While you could mitigate stalls on the main thread by postponing the job.Complete():
_job.Schedule(...);
// Perform other unrelated calculations
...
// wait for the job to complete - may not stalls the main thread
_job.Complete();
Or even better, if you can afford it, you can use double buffering jobs (launch a job0 on one frame, wait the result of the previous job1 frame, next frame swap job0/job1…etc.)
Also, one of the potential reason the Unity Job System is slower than a custom C# task system is likely that the scheduler of the Unity Job System is written in C++ and when calling the job function, it has to perform a costly transition from un-managed to managed back to un-managed.
As Joachim suggested, where the Unity Job System shines is when it is used with burst: in that case, there are no managed/un-managed transitions, the Job threads are also not processed by the Mono GC unlike C# threads (so overall it will be faster on the GC pressure as well) and the codegen produced by burst can give a significant boost.
I converted your sample using burst (mainly using the new Unity.Mathematics and removing static variable access) and the Unity Job System with burst is roughly 2x times faster than your custom C# task system.
yes you are absolutely right. Thanks for enlightenment, I will profile it again.
To be honest, there is no way to know from the name of the functions when the jobs actually start. From the examples I saw so far, it seemed more reasonable that schedule was just preparing the jobs while Complete was starting and waiting for them.
Obviously now it makes more sense, but if you didn’t tell me, I wouldn’t have guessed.
About the performance, I also thought Unity Jobs could have been slower for that reason, but it is not. Currently Unity jobs is slower only if compiled in native code through IL2CPP, but this is a know problem by you.
Of course Burst is what I am looking forward for, my concern is about how to use Burst with IL2CPP. Once we move to 2018, I don’t see any reason to not use IL2CPP. I still expect burst to do a better job than the Microsoft compiler, even with all the optimizations enabled.
I will replicate your work for my new profiling, why did you need to remove the static access? I guess because burst doesn’t compile it right?
Indeed, static read access of readonly fields are not yet supported by burst. We hope that we will be able to bring them by 2018.2. Note that static read on non-readonly fields or static writes will not be possible (obviously also regarding thread safety), as it would require to access the “managed” .NET memory which is VM dependent (e.g Mono or .NET)
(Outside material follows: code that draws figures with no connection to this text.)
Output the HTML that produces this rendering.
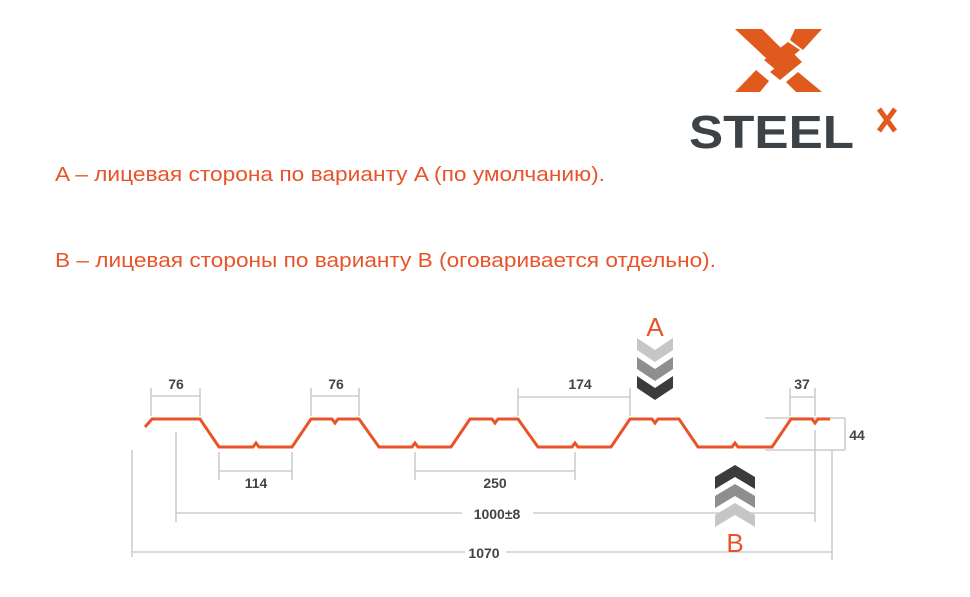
<!DOCTYPE html>
<html><head><meta charset="utf-8"><style>
html,body{margin:0;padding:0;background:#fff;}
svg{display:block;}
</style></head><body>
<svg width="970" height="597" viewBox="0 0 970 597" xmlns="http://www.w3.org/2000/svg">
<rect width="970" height="597" fill="#fff"/>
<!-- logo X -->
<g fill="#e05a1e">
<polygon points="735,29 762,29 781,48 768,60"/>
<polygon points="795,29 822,29 803,50 790,40"/>
<polygon points="764,60 788,42 800,50 776,70"/>
<polygon points="770,72 794,54 802,62 780,80"/>
<polygon points="756,70 769,81 760,92 735,92"/>
<polygon points="798,72 822,92 796,92 786,82"/>
</g>
<text x="689" y="148" font-family="Liberation Sans, sans-serif" font-size="46" font-weight="bold" fill="#3d4246" textLength="165" lengthAdjust="spacingAndGlyphs">STEEL</text>
<path d="M879,109 L895,131 M895,109 L879,131" stroke="#e05a1e" stroke-width="5"/>
<!-- description -->
<text x="55" y="181" font-family="Liberation Sans, sans-serif" font-size="20" fill="#e8542a" textLength="550" lengthAdjust="spacingAndGlyphs">A – лицевая сторона по варианту A (по умолчанию).</text>
<text x="55" y="267" font-family="Liberation Sans, sans-serif" font-size="20" fill="#e8542a" textLength="661" lengthAdjust="spacingAndGlyphs">B – лицевая стороны по варианту B (оговаривается отдельно).</text>
<!-- dimension lines -->
<g stroke="#c4c4c4" stroke-width="1.3" fill="none">
<path d="M151,388V416 M200,388V416 M151,396H200"/>
<path d="M311,388V416 M359,388V416 M311,396H359"/>
<path d="M518,388V416 M630,388V416 M518,397H630"/>
<path d="M790,388V416 M815,388V416 M790,397H815"/>
<path d="M765,418H845 M765,450H845 M845,418V450"/>
<path d="M219,452V480 M292,452V480 M219,471H292"/>
<path d="M415,452V480 M575,452V480 M415,471H575"/>
<path d="M176,432V522 M815,430V522 M176,513H462 M533,513H815"/>
<path d="M132,450V557 M832,450V560 M132,552H465 M506,552H832"/>
</g>
<g font-family="Liberation Sans, sans-serif" font-size="14" font-weight="bold" fill="#444" text-anchor="middle">
<text x="176" y="389">76</text>
<text x="336" y="389">76</text>
<text x="580" y="389">174</text>
<text x="802" y="389">37</text>
<text x="857" y="440">44</text>
<text x="256" y="488">114</text>
<text x="495" y="488">250</text>
<text x="497" y="519">1000±8</text>
<text x="484" y="558">1070</text>
</g>
<!-- profile -->
<path fill="none" stroke="#e8542a" stroke-width="3" stroke-linejoin="miter" d="
M145,427 L152,419 L200,419 L219,447 L253,447 L256,443 L259,447 L292,447
L311,419 L332,419 L335,423 L338,419 L359,419 L379,447 L412,447 L415,443 L418,447 L451,447
L470,419 L492,419 L495,423 L498,419 L518,419 L538,447 L572,447 L575,443 L578,447 L611,447
L630,419 L652,419 L655,423 L658,419 L679,419 L698,447 L732,447 L735,443 L738,447 L772,447
L791,419 L812,419 L815,423 L818,419 L830,419"/>
<!-- chevrons A (down) -->
<g>
<polygon points="637,338 655,350 673,338 673,350 655,362 637,350" fill="#c6c6c6"/>
<polygon points="637,357 655,369 673,357 673,369 655,381 637,369" fill="#8e8e8e"/>
<polygon points="637,376 655,388 673,376 673,388 655,400 637,388" fill="#3b3b3b"/>
</g>
<text x="655" y="336" font-family="Liberation Sans, sans-serif" font-size="26" fill="#e8542a" text-anchor="middle">A</text>
<!-- chevrons B (up) -->
<g>
<polygon points="715,477 735,465 755,477 755,489 735,477 715,489" fill="#3b3b3b"/>
<polygon points="715,496 735,484 755,496 755,508 735,496 715,508" fill="#8e8e8e"/>
<polygon points="715,515 735,503 755,515 755,527 735,515 715,527" fill="#c6c6c6"/>
</g>
<text x="735" y="552" font-family="Liberation Sans, sans-serif" font-size="26" fill="#e8542a" text-anchor="middle">B</text>
</svg>
</body></html>
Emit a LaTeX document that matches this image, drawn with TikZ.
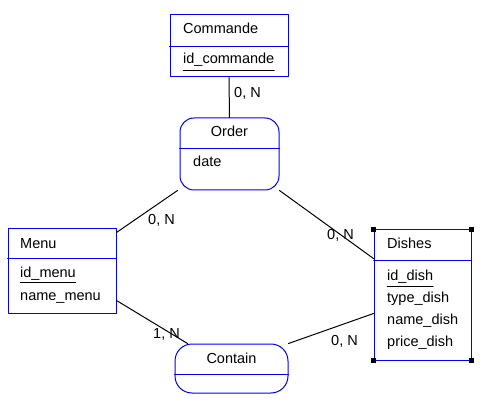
\documentclass[tikz,border=0pt]{standalone}
\usepackage{fontspec}
\setmainfont{Liberation Sans}
\tikzset{
  entity/.style={draw=blue, line width=1pt, fill=white, inner sep=0pt},
  assoc/.style={draw=blue, line width=1pt, rounded corners=14pt, inner sep=0pt},
  sep/.style={draw=blue, line width=1pt},
  attr/.style={anchor=base west, inner sep=0pt, font=\fontsize{14.5}{16}\selectfont},
  title/.style={anchor=base, inner sep=0pt, font=\fontsize{14.5}{16}\selectfont},
  card/.style={anchor=base west, inner sep=0pt, font=\fontsize{14.5}{16}\selectfont},
  link/.style={line width=1pt},
  handle/.style={fill=black, minimum size=5pt, inner sep=0pt}
}
\begin{document}
\begin{tikzpicture}[x=1pt, y=-1pt, line join=round, line cap=round]
	\useasboundingbox (0,0) rectangle (504,417);
	% entities
	\node[entity, minimum width=118pt, minimum height=62pt] (commande) at (229,46) {};
	\draw[sep] ([yshift=-32pt]commande.north west) -- ([yshift=-32pt]commande.north east);
	\node[attr] (tcommande) at (183,34) {Commande};
	\node[attr] (idcommande) at (183,64) {id\_commande};
	\draw ([yshift=-6pt]idcommande.base west) -- ([yshift=-6pt]idcommande.base east);

	\node[entity, minimum width=108pt, minimum height=84pt] (menu) at (62,271) {};
	\draw[sep] ([yshift=-30pt]menu.north west) -- ([yshift=-30pt]menu.north east);
	\node[attr] (tmenu) at (20,248) {Menu};
	\node[attr] (idmenu) at (20,277) {id\_menu};
	\draw ([yshift=-5pt]idmenu.base west) -- ([yshift=-5pt]idmenu.base east);
	\node[attr] (namemenu) at (20,300) {name\_menu};

	\node[entity, minimum width=97pt, minimum height=130pt] (dishes) at (422.5,295) {};
	\draw[sep] ([yshift=-31pt]dishes.north west) -- ([yshift=-31pt]dishes.north east);
	\node[attr] (tdishes) at (387,248) {Dishes};
	\node[attr] (iddish) at (387,280) {id\_dish};
	\draw ([yshift=-6pt]iddish.base west) -- ([yshift=-6pt]iddish.base east);
	\node[attr] (typedish) at (387,302) {type\_dish};
	\node[attr] (namedish) at (387,324) {name\_dish};
	\node[attr] (pricedish) at (387,346) {price\_dish};
	\foreach \c/\n in {north west/nw, north east/ne, south west/sw, south east/se}
		\node[handle] (h\n) at (dishes.\c) {};

	% associations
	\node[assoc, minimum width=99pt, minimum height=72pt] (order) at (229.5,154) {};
	\draw[sep] ([yshift=-31pt]order.north west) -- ([yshift=-31pt]order.north east);
	\node[title] (torder) at (229.5,137) {Order};
	\node[attr] (date) at (193,167) {date};

	\node[assoc, rounded corners=17pt, minimum width=113pt, minimum height=49pt] (contain) at (231.5,368.5) {};
	\draw[sep] ([yshift=-31pt]contain.north west) -- ([yshift=-31pt]contain.north east);
	\node[title] (tcontain) at (231.5,363) {Contain};

	% links
	\draw[link] (commande.south) -- (order.north);
	\draw[link] ([yshift=-4pt]menu.north east) -- ([xshift=-2pt]order.south west);
	\draw[link] (order.south east) -- ([yshift=-29pt]dishes.north west);
	\draw[link] ([yshift=13pt]menu.south east) -- ([xshift=13pt]contain.north west);
	\draw[link] (contain.north east) -- ([yshift=-84pt]dishes.north west);

	% cardinalities
	\node[card] (c1) at (234,98) {0, N};
	\node[card] (c2) at (148,225) {0, N};
	\node[card] (c3) at (327,240) {0, N};
	\node[card] (c4) at (153,338) {1, N};
	\node[card] (c5) at (331,345) {0, N};
\end{tikzpicture}
\end{document}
and the timings didn’t change compared to my article ones…while the main thread gets stuck for 10ms, the jobs should start, but it seems they don’t? According what you said they should. I mean they could have started (I cannot verify it), but in this case the timing should be 10ms faster.
You can set up many jobs with schedule, then you tell them to start with JobHandle.ScheduleBatchedJobs();
If you do not start them they will only start when you call complete
Schedule doesn’t actually schedule the jobs immediately, but add them to a queue. Jobs are scheduled when you call JobHandle.ScheduleBatchedJobs or JobHandle.Complete. This is done for performance reasons since scheduling individual jobs results in expensive Semaphore.Signal calls. By scheduling many jobs at the same time delayed this cost will instead be paid only once per ScheduleBatchedJobs calls.
Not sure to follow your question as well, but function pointers in burst are only callable from HPC#/burst jobs.
You can’t call any burst compiled HPC# code without going through a job.